Koran Kaltara, 15 Juli 2022
TANJUNG SELOR, Koran Kaltara – Salah satu aspirasi dari Kalimantan Utara (Kaltara) yang belum bisa direalisasikan adalah usulan pemekaran daerah.
Kendala utama pengusulan daerah otonomi baru (DOB) saat ini, karena masih diberlakukannya moratorium.
Hingga saat ini, Kaltara telah mengusulkan lima daerah pemekaran. Mulai dari calon DOB Bumi Daya Perbatasan, Krayan, Sebatik, Apau Kayan, termasuk Tanjung Selor hingga saat ini belum ada kelanjutan.
Ketua Presidium Pemekaran Kota Tanjung Selor, Achmad Djufrie mengatakan, DOB harus tetap menjadi prioritas.
Hanya saja, ia menyebut sejauh ini belum ada langkah konkret dari pemerintah daerah, baik provinsi maupun Kabupaten Bulungan.
Padahal, dengan adanya otonomi khusus dengan mekarnya daerah di Papua, merupakan lampu hijau bagi Kaltara.
“Ini sebenarnya lampu hijau untuk kita di Kaltara. Dengan catatan, masyarakat kita, terutama pemerintah kabupaten dan provinsi peduli tentang pemekaran wilayah dengan tindakan. Bukan komentar, tapi tindakan, bukti riil. Riilnya bagaimana? kita harus melakukan pemekaran-pemekaran di tiap kelurahan dan kecamatan,” ujar Djufrie, ditemui Selasa (12/7/2022).

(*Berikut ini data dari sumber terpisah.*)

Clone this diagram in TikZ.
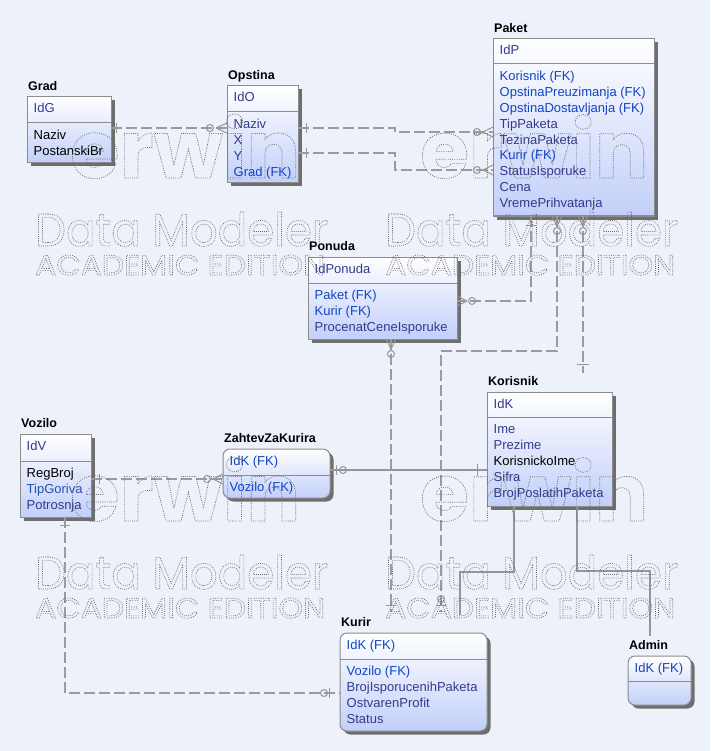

Meski masih moratorium, namun upaya mendorong agar Kaltara mendapat perhatian perlu terus dilakukan.
Dia berharap, setidaknya kepala daerah, baik gubernur maupun bupati, berinisiatif melaksanakan pertemuan untuk kembali melangkah ke pemerintah pusat.
“Kalau cuma retorika saja mendukung, gubernur mendukung pemekaran, bupati begitu, tapi tidak ada riilnya, tidak akan terjadi. Tidak akan terbukti. Sampai saat ini tidak ada perkembangan terutama pemekaran desa maupun kelurahan terutama di Tanjung Selor,” tuturnya.
Menurutnya, salah satu keseriusan yang harusnya ditunjukkan pemerintah adalah mengalokasikan anggaran.
Sehingga, ada gerakan yang konkret bisa dilakukan, khususnya mempersiapkan syarat untuk menjadi sebuah DOB.
“Komunikasi kita menyampaikan bahwa memang aturan moratorium memang ada. Tapi moratorium itu bisa dibuka dengan pengecualian, contoh Papua. Papua melakukan pemekaran dengan kepentingan khusus. Dulu, 2019 Gubernur Irianto mengajak kita ke Kemendagri untuk mendesak itu, cuma lanjutannya tidak ada lagi. Jadi, kita juga ajukan dulu anggaran Rp700 juta, ternyata anggaran itu sudah dihilangkan,” bebernya.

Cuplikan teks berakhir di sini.